Retype every line from the start of the data down to and including the line with "-11.95, -11.86, -11.78, -11.69, -11.61, -11.44];". Skip the pictures.

[Start of Source records]

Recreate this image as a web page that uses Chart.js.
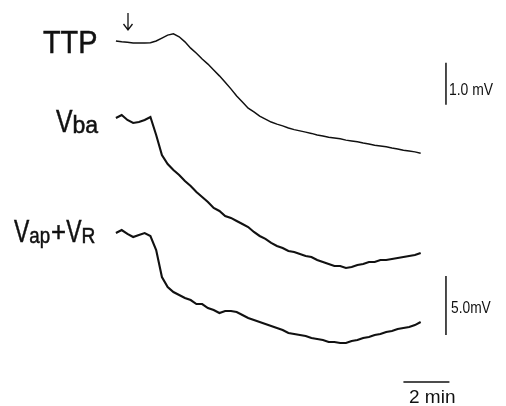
<!DOCTYPE html>
<html>
<head>
<meta charset="utf-8">
<script src="https://cdn.jsdelivr.net/npm/chart.js@4"></script>
<style>
  html, body { margin: 0; padding: 0; background: #fff; }
  #wrap { width: 506px; height: 406px; position: relative; }
</style>
</head>
<body>
<div id="wrap"><canvas id="myChart"></canvas></div>
<script>
// time in minutes after the arrow
var times = [0, 0.25, 0.5, 0.75, 1, 1.25, 1.5, 1.75, 2, 2.25, 2.5, 2.75, 3, 3.25, 3.5, 3.75,
  4, 4.25, 4.5, 4.75, 5, 5.25, 5.5, 5.75, 6, 6.25, 6.5, 6.75, 7, 7.25, 7.5, 7.75,
  8, 8.25, 8.5, 8.75, 9, 9.25, 9.5, 9.75, 10, 10.25, 10.5, 10.75, 11, 11.25, 11.5, 11.75,
  12, 12.25, 12.5, 12.75, 13, 13.25];

// TTP, mV relative to start
var ttp = [0, -0.02, -0.03, -0.05, -0.05, -0.05, -0.04, 0, 0.07, 0.14, 0.17, 0.1, -0.02, -0.17, -0.29, -0.43,
  -0.55, -0.69, -0.83, -0.98, -1.14, -1.31, -1.45, -1.6, -1.69, -1.79, -1.86, -1.93, -1.98, -2.02, -2.07, -2.11,
  -2.14, -2.17, -2.2, -2.24, -2.26, -2.29, -2.31, -2.33, -2.36, -2.38, -2.4, -2.43, -2.45, -2.48, -2.5, -2.52,
  -2.55, -2.57, -2.6, -2.62, -2.64, -2.67];

// Vba, mV relative to start
var vba = [0, 0.25, -0.17, -0.42, -0.34, -0.17, 0.08, -1.44, -3.14, -3.9, -4.41, -4.83, -5.34, -5.76, -6.27, -6.69,
  -7.12, -7.63, -7.88, -8.31, -8.47, -8.73, -8.98, -9.24, -9.66, -10.0, -10.25, -10.59, -10.85, -11.02, -11.27, -11.36,
  -11.53, -11.69, -11.78, -12.03, -12.2, -12.37, -12.54, -12.54, -12.71, -12.63, -12.46, -12.37, -12.2, -12.2, -12.03, -12.03,
  -11.95, -11.86, -11.78, -11.69, -11.61, -11.44];

// Vap + VR, mV relative to start
var vapR = [0, 0.25, -0.08, -0.34, -0.17, 0, -0.25, -1.44, -3.73, -4.58, -5.0, -5.25, -5.51, -5.68, -6.02, -6.02,
  -6.36, -6.53, -6.78, -6.61, -6.61, -6.69, -6.95, -7.2, -7.37, -7.54, -7.71, -7.88, -8.05, -8.22, -8.47, -8.56,
  -8.64, -8.73, -8.9, -8.98, -9.07, -9.24, -9.24, -9.32, -9.32, -9.15, -9.07, -8.9, -8.81, -8.64, -8.56, -8.39,
  -8.31, -8.14, -8.05, -7.97, -7.8, -7.54];

// scale bars
var barTTP = [[14.35, -0.52], [14.35, -1.52]];   // 1.0 mV
var barV = [[14.35, -3.64], [14.35, -8.64]];     // 5.0 mV
var barTime = [[12.5, -12.63], [14.5, -12.63]];  // 2 min

var pts = function(xs, ys) {
    return xs.map(function(t, i) { return {x: t, y: ys[i]}; });
};
var pairs = function(arr) {
    return arr.map(function(p) { return {x: p[0], y: p[1]}; });
};

var line = function(data, axis, w) {
    return {
        data: data,
        yAxisID: axis,
        borderColor: "#111",
        borderWidth: w,
        pointRadius: 0,
        fill: false,
        tension: 0
    };
};

var labels = {
    id: 'labels',
    afterDraw: function(chart) {
        var c = chart.ctx;
        c.save();
        c.fillStyle = "#111";
        c.strokeStyle = "#111";
        c.lineWidth = 0.5;
        c.textBaseline = "alphabetic";
        // text drawn squeezed horizontally by sx, a bit heavier by a thin stroke
        var put = function(txt, x, y, size, sx) {
            c.font = size + "px 'Liberation Sans'";
            c.setTransform(sx, 0, 0, 1, x, y);
            c.fillText(txt, 0, 0);
            c.strokeText(txt, 0, 0);
            c.setTransform(1, 0, 0, 1, 0, 0);
            return x + c.measureText(txt).width * sx;
        };
        put("TTP", 43, 53, 31, 0.93);
        var x = put("V", 56, 132, 31, 0.8);
        put("ba", x, 133, 23, 1.0);
        x = put("V", 14, 242, 31, 0.74);
        x = put("ap", x, 243, 22, 0.85);
        x = put("+", x + 1, 241, 28, 0.92);
        x = put("V", x, 242, 31, 0.74);
        put("R", x, 243, 22, 0.87);

        var small = function(txt, x, y, size, sx) {
            c.font = size + "px 'Liberation Sans'";
            c.setTransform(sx, 0, 0, 1, x, y);
            c.fillText(txt, 0, 0);
            c.setTransform(1, 0, 0, 1, 0, 0);
        };
        small("1.0 mV", 449, 95, 16, 0.87);
        small("5.0mV", 451, 313, 16, 0.86);
        small("2 min", 409, 403, 19, 1.0);

        // arrow marking the start
        c.lineWidth = 1.3;
        c.beginPath();
        c.moveTo(128, 13);
        c.lineTo(128, 30);
        c.moveTo(123.5, 24);
        c.lineTo(128, 30);
        c.lineTo(132.5, 24);
        c.stroke();
        c.restore();
    }
};

var ctx = document.getElementById("myChart");
var myLineChart = new Chart(ctx, {
    type: 'line',
    data: {
        datasets: [
            line(pts(times, ttp), 'yT', 1.5),
            line(pts(times, vba), 'yB', 2.1),
            line(pts(times, vapR), 'yA', 2.1),
            line(pairs(barTTP), 'yT', 1.5),
            line(pairs(barV), 'yA', 1.5),
            line(pairs(barTime), 'yA', 1.5)
        ]
    },
    options: {
        responsive: true,
        maintainAspectRatio: false,
        animation: false,
        layout: { padding: 0 },
        plugins: { legend: { display: false }, tooltip: { enabled: false } },
        scales: {
            x: { type: 'linear', display: false, min: -5.04, max: 16.96 },
            yT: { display: false, min: -8.69, max: 0.976 },
            yB: { display: false, min: -24.41, max: 10.0 },
            yA: { display: false, min: -14.66, max: 19.75 }
        }
    },
    plugins: [labels]
});
</script>
</body>
</html>
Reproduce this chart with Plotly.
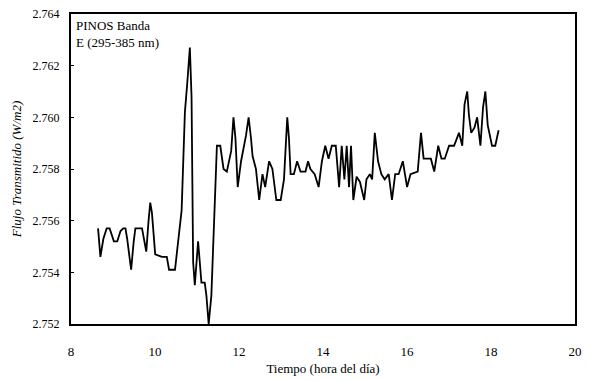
import plotly.graph_objects as go

hours = [8.644, 8.70, 8.771, 8.849, 8.92, 9.021, 9.101, 9.179, 9.243, 9.297, 9.337, 9.432, 9.493, 9.533,
         9.691, 9.745, 9.792, 9.847, 9.887, 9.927, 10.005, 10.163, 10.281, 10.335, 10.476, 10.634, 10.712,
         10.767, 10.83, 10.87, 10.908, 10.948, 11.026, 11.106, 11.184, 11.224, 11.278, 11.342, 11.42,
         11.474, 11.554, 11.632, 11.71, 11.814, 11.868, 11.915, 11.969, 12.049, 12.167, 12.229, 12.285,
         12.323, 12.403, 12.481, 12.559, 12.623, 12.717, 12.795, 12.889, 12.993, 13.071, 13.125, 13.149,
         13.189, 13.229, 13.307, 13.384, 13.465, 13.583, 13.644, 13.70, 13.802, 13.896, 13.974, 14.054,
         14.132, 14.21, 14.304, 14.384, 14.446, 14.509, 14.564, 14.62, 14.667, 14.722, 14.80, 14.88,
         14.981, 15.035, 15.116, 15.17, 15.233, 15.311, 15.389, 15.469, 15.564, 15.642, 15.719, 15.80,
         15.901, 16.002, 16.083, 16.255, 16.333, 16.396, 16.568, 16.649, 16.743, 16.821, 16.899, 17.002,
         17.12, 17.238, 17.316, 17.37, 17.434, 17.474, 17.528, 17.606, 17.67, 17.748, 17.811, 17.866,
         17.922, 18.024, 18.101, 18.181]

flux = [2.7557, 2.7546, 2.7553, 2.7557, 2.7557, 2.7552, 2.7552, 2.7556, 2.7557, 2.7557, 2.7553, 2.7541,
        2.7552, 2.7557, 2.7557, 2.7552, 2.7548, 2.7560, 2.7567, 2.7563, 2.7547, 2.7546, 2.7546, 2.7541,
        2.7541, 2.7564, 2.7602, 2.7613, 2.7627, 2.7608, 2.7544, 2.7535, 2.7552, 2.7536, 2.7536, 2.7531,
        2.7520, 2.7531, 2.7570, 2.7589, 2.7589, 2.7580, 2.7579, 2.7587, 2.7600, 2.7592, 2.7573, 2.7583,
        2.7593, 2.7600, 2.7592, 2.7585, 2.7580, 2.7568, 2.7578, 2.7573, 2.7583, 2.7580, 2.7568, 2.7568,
        2.7576, 2.7593, 2.7600, 2.7592, 2.7578, 2.7578, 2.7583, 2.7579, 2.7579, 2.7583, 2.7580, 2.7578,
        2.7573, 2.7583, 2.7589, 2.7584, 2.7589, 2.7589, 2.7573, 2.7589, 2.7576, 2.7589, 2.7573, 2.7589,
        2.7568, 2.7577, 2.7575, 2.7568, 2.7576, 2.7578, 2.7576, 2.7594, 2.7583, 2.7578, 2.7576, 2.7578,
        2.7568, 2.7578, 2.7578, 2.7583, 2.7573, 2.7578, 2.7579, 2.7594, 2.7584, 2.7584, 2.7579, 2.7589,
        2.7584, 2.7584, 2.7589, 2.7589, 2.7594, 2.7589, 2.7605, 2.7610, 2.7601, 2.7594, 2.7596, 2.7600,
        2.7589, 2.7604, 2.7610, 2.7597, 2.7589, 2.7589, 2.7595]

x_ticks = [8, 10, 12, 14, 16, 18, 20]
y_ticks = [2.752, 2.754, 2.756, 2.758, 2.760, 2.762, 2.764]

font = "'Liberation Serif', 'Times New Roman', 'DejaVu Serif', serif"

fig = go.Figure()
fig.add_trace(go.Scatter(x=hours, y=flux, mode="lines",
                         line=dict(color="black", width=1.8), showlegend=False))

fig.update_layout(
    width=589, height=381,
    margin=dict(l=71, r=7, t=12, b=55),
    paper_bgcolor="white", plot_bgcolor="white",
    font=dict(family=font, size=12, color="black"),
    xaxis=dict(range=[8, 20], tickvals=x_ticks, ticktext=[str(v) for v in x_ticks],
               showgrid=False, zeroline=False, showline=True, linecolor="black", linewidth=2,
               mirror=True, ticks="", ticklabelstandoff=14, tickfont=dict(family=font, size=13),
               title=dict(text="Tiempo (hora del día)", standoff=6,
                          font=dict(family=font, size=13))),
    yaxis=dict(range=[2.752, 2.764], tickvals=y_ticks, ticktext=[f"{v:.3f}" for v in y_ticks],
               showgrid=False, zeroline=False, showline=True, linecolor="black", linewidth=2,
               mirror=True, ticks="inside", ticklen=3, tickcolor="black", ticklabelstandoff=7,
               tickfont=dict(family=font, size=12),
               title=dict(text="<i>Flujo Transmitido (W/m2)</i>", standoff=8,
                          font=dict(family=font, size=13))),
    annotations=[dict(x=0.005, y=0.995, xref="paper", yref="paper", xanchor="left", yanchor="top",
                      align="left", showarrow=False,
                      text="PINOS Banda<br>E (295-385 nm)",
                      font=dict(family=font, size=13, color="black"))],
)

fig.write_html("out.html")
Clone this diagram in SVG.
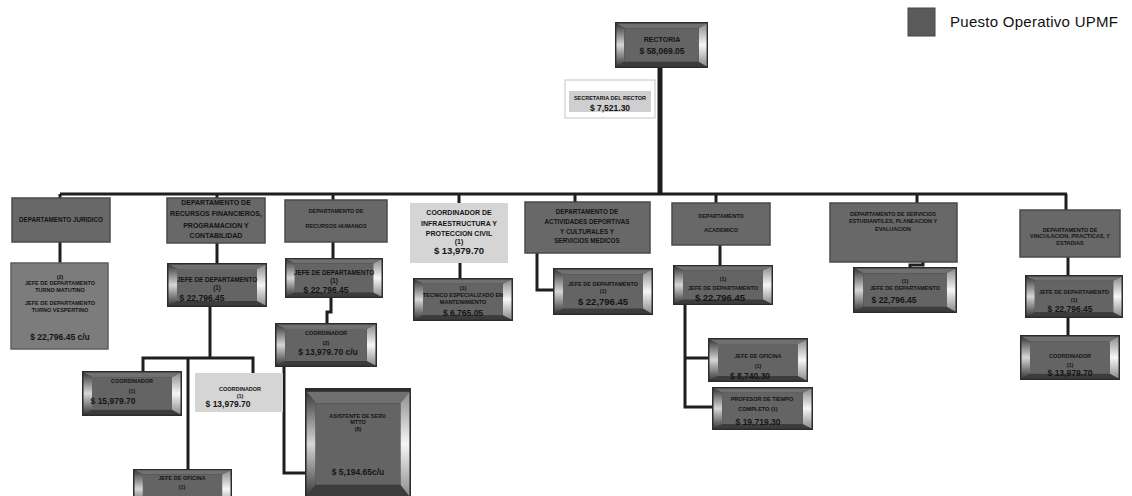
<svg xmlns="http://www.w3.org/2000/svg" width="1132" height="496" viewBox="0 0 1132 496">
<defs>
<style>
.t{font-family:"Liberation Sans",Arial,sans-serif;font-weight:bold;fill:#141414;text-anchor:middle}
.a{font-size:5.5px}.b{font-size:6.3px}.d{font-size:7px}.c{font-size:8.5px}.e{font-size:9.5px}
.lg{font-family:"Liberation Sans",Arial,sans-serif;font-size:15px;fill:#111}
.flat{fill:#686868;stroke:#4a4a4a;stroke-width:1.5}
.flat2{fill:#7c7c7c;stroke:#5e5e5e;stroke-width:1.5}
.lite{fill:#d5d5d5}
.ln{fill:none;stroke:#1e1e1e;stroke-width:3}
</style>
<linearGradient id="gl" x1="0" y1="0" x2="0" y2="1">
<stop offset="0" stop-color="#3a3a3a"/><stop offset="0.5" stop-color="#d6d6d6"/><stop offset="1" stop-color="#3a3a3a"/>
</linearGradient>
<linearGradient id="gr" x1="0" y1="0" x2="0" y2="1">
<stop offset="0" stop-color="#8c8c8c"/><stop offset="0.5" stop-color="#f6f6f6"/><stop offset="1" stop-color="#8c8c8c"/>
</linearGradient>
<symbol id="bev" viewBox="0 0 100 44" preserveAspectRatio="none">
<rect x="0" y="0" width="100" height="44" fill="#2c2c2c"/>
<polygon points="1.5,1.5 98.5,1.5 90,6 10,6" fill="#707070"/>
<polygon points="1.5,42.5 98.5,42.5 90,38 10,38" fill="#3c3c3c"/>
<polygon points="1.5,1.5 10,6 10,38 1.5,42.5" fill="url(#gl)"/>
<polygon points="98.5,1.5 90,6 90,38 98.5,42.5" fill="url(#gr)"/>
<rect x="10" y="6" width="80" height="32" fill="#646464"/>
</symbol>
</defs>
<rect x="0" y="0" width="1132" height="496" fill="#ffffff"/>

<g id="connectors">
<path class="ln" d="M60 194 H1067"/>
<path class="ln" style="stroke-width:5" d="M660 68 V194"/>
<path class="ln" d="M60 194 V198 M217 194 V198 M333 194 V200 M459 194 V203 M575 194 V202 M716 194 V203 M917 194 V203 M1066 194 V210"/>
<path class="ln" d="M60 242 V263 M217 243 V263 M333 242 V258 M460 263 V278 M720 245 V265 M1068 257 V275"/>
<path class="ln" d="M537 253 V290 H553"/>
<path class="ln" d="M923 262 V265 H910 V267"/>
<path class="ln" d="M210 307 V358 M143 371 V358 H253 V373 M188 358 V469"/>
<path class="ln" d="M331 298 V312 H327 V323"/>
<path class="ln" d="M284 367 V473 H305"/>
<path class="ln" d="M685 305 V407 H712 M685 358 H708"/>
<path class="ln" d="M1068 318 V335"/>
</g>

<g id="legend">
<rect x="908" y="8" width="27" height="28" fill="#5a5a5a" stroke="#444" stroke-width="1"/>
<text class="lg" x="950" y="27" textLength="168">Puesto Operativo UPMF</text>
</g>

<g id="rectoria">
<use href="#bev" x="615" y="22" width="93" height="46"/>
<text class="t d" x="662" y="42">RECTORIA</text>
<text class="t c" x="662" y="54">$ 58,069.05</text>
</g>

<g id="secretaria">
<rect x="565" y="80" width="90" height="38" fill="#ffffff" stroke="#c4c4c4" stroke-width="1"/>
<rect x="569" y="91" width="82" height="21" fill="#cfcfcf"/>
<text class="t a" x="610" y="100">SECRETARIA DEL RECTOR</text>
<text class="t c" x="610" y="111">$ 7,521.30</text>
</g>

<g id="dep-juridico">
<rect class="flat" x="12" y="198" width="98" height="44"/>
<text class="t b" x="61" y="222">DEPARTAMENTO JURIDICO</text>
</g>

<g id="dep-financieros">
<rect class="flat" x="167" y="198" width="98" height="45"/>
<text class="t d" x="216" y="205">DEPARTAMENTO DE</text>
<text class="t d" x="216" y="216">RECURSOS FINANCIEROS,</text>
<text class="t d" x="216" y="228">PROGRAMACION Y</text>
<text class="t d" x="216" y="238">CONTABILIDAD</text>
</g>

<g id="dep-humanos">
<rect class="flat" x="285" y="200" width="102" height="42"/>
<text class="t a" x="336" y="213">DEPARTAMENTO DE</text>
<text class="t a" x="336" y="228">RECURSOS HUMANOS</text>
</g>

<g id="coord-infra">
<rect class="lite" x="410" y="203" width="98" height="60"/>
<text class="t d" x="459" y="215">COORDINADOR DE</text>
<text class="t d" x="459" y="226">INFRAESTRUCTURA Y</text>
<text class="t d" x="459" y="236">PROTECCION CIVIL</text>
<text class="t d" x="459" y="244">(1)</text>
<text class="t e" x="459" y="254">$ 13,979.70</text>
</g>

<g id="dep-actividades">
<rect class="flat" x="525" y="202" width="125" height="51"/>
<text class="t b" x="587" y="214">DEPARTAMENTO DE</text>
<text class="t b" x="587" y="224">ACTIVIDADES DEPORTIVAS</text>
<text class="t b" x="587" y="234">Y CULTURALES Y</text>
<text class="t b" x="587" y="243">SERVICIOS MEDICOS</text>
</g>

<g id="dep-academico">
<rect class="flat" x="672" y="203" width="98" height="42"/>
<text class="t a" x="721" y="218">DEPARTAMENTO</text>
<text class="t a" x="721" y="232">ACADEMICO</text>
</g>

<g id="dep-servicios">
<rect class="flat" x="830" y="203" width="127" height="59"/>
<text class="t a" x="893" y="216">DEPARTAMENTO DE SERVICIOS</text>
<text class="t a" x="893" y="223">ESTUDIANTILES, PLANEACION Y</text>
<text class="t a" x="893" y="231">EVALUACION</text>
</g>

<g id="dep-vinculacion">
<rect class="flat" x="1020" y="210" width="100" height="47"/>
<text class="t a" x="1070" y="232">DEPARTAMENTO DE</text>
<text class="t a" x="1070" y="238">VINCULACION, PRACTICAS, Y</text>
<text class="t a" x="1070" y="245">ESTADIAS</text>
</g>

<g id="jefe-juridico">
<rect class="flat2" x="11" y="263" width="97" height="86"/>
<text class="t a" x="60" y="279">(2)</text>
<text class="t a" x="60" y="285">JEFE DE DEPARTAMENTO</text>
<text class="t a" x="60" y="292">TURNO MATUTINO</text>
<text class="t a" x="60" y="305">JEFE DE DEPARTAMENTO</text>
<text class="t a" x="60" y="312">TURNO VESPERTINO</text>
<text class="t c" x="60" y="340">$ 22,796.45 c/u</text>
</g>

<g id="jefe-financieros">
<use href="#bev" x="167" y="263" width="100" height="44"/>
<text class="t b" x="217" y="282">JEFE DE DEPARTAMENTO</text>
<text class="t b" x="217" y="290">(1)</text>
<text class="t c" x="202" y="301">$ 22,796.45</text>
</g>

<g id="jefe-humanos">
<use href="#bev" x="285" y="258" width="98" height="40"/>
<text class="t b" x="334" y="275">JEFE DE DEPARTAMENTO</text>
<text class="t b" x="334" y="283">(1)</text>
<text class="t c" x="326" y="293">$ 22,796.45</text>
</g>

<g id="tecnico">
<use href="#bev" x="413" y="278" width="100" height="43"/>
<text class="t a" x="463" y="290">(1)</text>
<text class="t a" x="463" y="297">TECNICO ESPECIALIZADO EN</text>
<text class="t a" x="463" y="304">MANTENIMIENTO</text>
<text class="t c" x="463" y="316">$ 6,765.05</text>
</g>

<g id="jefe-actividades">
<use href="#bev" x="553" y="268" width="100" height="47"/>
<text class="t a" x="603" y="286">JEFE DE DEPARTAMENTO</text>
<text class="t a" x="603" y="293">(1)</text>
<text class="t e" x="603" y="305">$ 22,796.45</text>
</g>

<g id="jefe-academico">
<use href="#bev" x="673" y="265" width="100" height="40"/>
<text class="t a" x="723" y="281">(1)</text>
<text class="t a" x="723" y="290">JEFE DE DEPARTAMENTO</text>
<text class="t e" x="720" y="301">$ 22,796.45</text>
</g>

<g id="jefe-servicios">
<use href="#bev" x="853" y="267" width="104" height="46"/>
<text class="t a" x="905" y="283">(1)</text>
<text class="t a" x="905" y="290">JEFE DE DEPARTAMENTO</text>
<text class="t c" x="894" y="303">$ 22,796.45</text>
</g>

<g id="jefe-vinculacion">
<use href="#bev" x="1025" y="275" width="98" height="43"/>
<text class="t a" x="1074" y="294">JEFE DE DEPARTAMENTO</text>
<text class="t a" x="1074" y="302">(1)</text>
<text class="t c" x="1070" y="312">$ 22,796.45</text>
</g>

<g id="coord-humanos">
<use href="#bev" x="275" y="323" width="102" height="44"/>
<text class="t a" x="326" y="335">COORDINADOR</text>
<text class="t a" x="326" y="345">(2)</text>
<text class="t c" x="328" y="355">$ 13,979.70 c/u</text>
</g>

<g id="coord-fin-1">
<use href="#bev" x="82" y="371" width="100" height="45"/>
<text class="t a" x="132" y="383">COORDINADOR</text>
<text class="t a" x="132" y="393">(1)</text>
<text class="t c" x="113" y="404">$ 15,979.70</text>
</g>

<g id="coord-fin-2">
<rect class="lite" x="195" y="373" width="88" height="39"/>
<text class="t a" x="240" y="391">COORDINADOR</text>
<text class="t a" x="240" y="398">(1)</text>
<text class="t c" x="228" y="407">$ 13,979.70</text>
</g>

<g id="asistente">
<use href="#bev" x="305" y="388" width="106" height="112"/>
<text class="t a" x="358" y="418">ASISTENTE DE SERV.</text>
<text class="t a" x="358" y="424">MTTO</text>
<text class="t a" x="358" y="431">(8)</text>
<text class="t c" x="358" y="475">$ 5,194.65c/u</text>
</g>

<g id="jefe-oficina-fin">
<use href="#bev" x="133" y="469" width="99" height="40"/>
<text class="t a" x="182" y="480">JEFE DE OFICINA</text>
<text class="t a" x="182" y="489">(1)</text>
</g>

<g id="jefe-oficina-academico">
<use href="#bev" x="708" y="338" width="100" height="44"/>
<text class="t a" x="758" y="358">JEFE DE OFICINA</text>
<text class="t a" x="758" y="368">(1)</text>
<text class="t c" x="750" y="379">$ 8,740.30</text>
</g>

<g id="profesor">
<use href="#bev" x="712" y="387" width="101" height="43"/>
<text class="t a" x="762" y="401">PROFESOR DE TIEMPO</text>
<text class="t a" x="758" y="411">COMPLETO (1)</text>
<text class="t c" x="758" y="425">$ 19,719.30</text>
</g>

<g id="coord-vinculacion">
<use href="#bev" x="1020" y="335" width="100" height="45"/>
<text class="t a" x="1070" y="358">COORDINADOR</text>
<text class="t a" x="1070" y="367">(1)</text>
<text class="t c" x="1070" y="376">$ 13,979.70</text>
</g>
</svg>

[End of Source records]

Task answer:
Recreate this image as a web page that uses Chart.js.
<!DOCTYPE html>
<html>
<head>
<meta charset="utf-8">
<script src="https://cdn.jsdelivr.net/npm/chart.js@4"></script>
<style>
  html, body { margin: 0; padding: 0; background: #fff; }
  #wrap { width: 506px; height: 406px; position: relative; }
</style>
</head>
<body>
<div id="wrap"><canvas id="myChart"></canvas></div>
<script>
// time in minutes after the arrow
var times = [0, 0.25, 0.5, 0.75, 1, 1.25, 1.5, 1.75, 2, 2.25, 2.5, 2.75, 3, 3.25, 3.5, 3.75,
  4, 4.25, 4.5, 4.75, 5, 5.25, 5.5, 5.75, 6, 6.25, 6.5, 6.75, 7, 7.25, 7.5, 7.75,
  8, 8.25, 8.5, 8.75, 9, 9.25, 9.5, 9.75, 10, 10.25, 10.5, 10.75, 11, 11.25, 11.5, 11.75,
  12, 12.25, 12.5, 12.75, 13, 13.25];

// TTP, mV relative to start
var ttp = [0, -0.02, -0.03, -0.05, -0.05, -0.05, -0.04, 0, 0.07, 0.14, 0.17, 0.1, -0.02, -0.17, -0.29, -0.43,
  -0.55, -0.69, -0.83, -0.98, -1.14, -1.31, -1.45, -1.6, -1.69, -1.79, -1.86, -1.93, -1.98, -2.02, -2.07, -2.11,
  -2.14, -2.17, -2.2, -2.24, -2.26, -2.29, -2.31, -2.33, -2.36, -2.38, -2.4, -2.43, -2.45, -2.48, -2.5, -2.52,
  -2.55, -2.57, -2.6, -2.62, -2.64, -2.67];

// Vba, mV relative to start
var vba = [0, 0.25, -0.17, -0.42, -0.34, -0.17, 0.08, -1.44, -3.14, -3.9, -4.41, -4.83, -5.34, -5.76, -6.27, -6.69,
  -7.12, -7.63, -7.88, -8.31, -8.47, -8.73, -8.98, -9.24, -9.66, -10.0, -10.25, -10.59, -10.85, -11.02, -11.27, -11.36,
  -11.53, -11.69, -11.78, -12.03, -12.2, -12.37, -12.54, -12.54, -12.71, -12.63, -12.46, -12.37, -12.2, -12.2, -12.03, -12.03,
  -11.95, -11.86, -11.78, -11.69, -11.61, -11.44];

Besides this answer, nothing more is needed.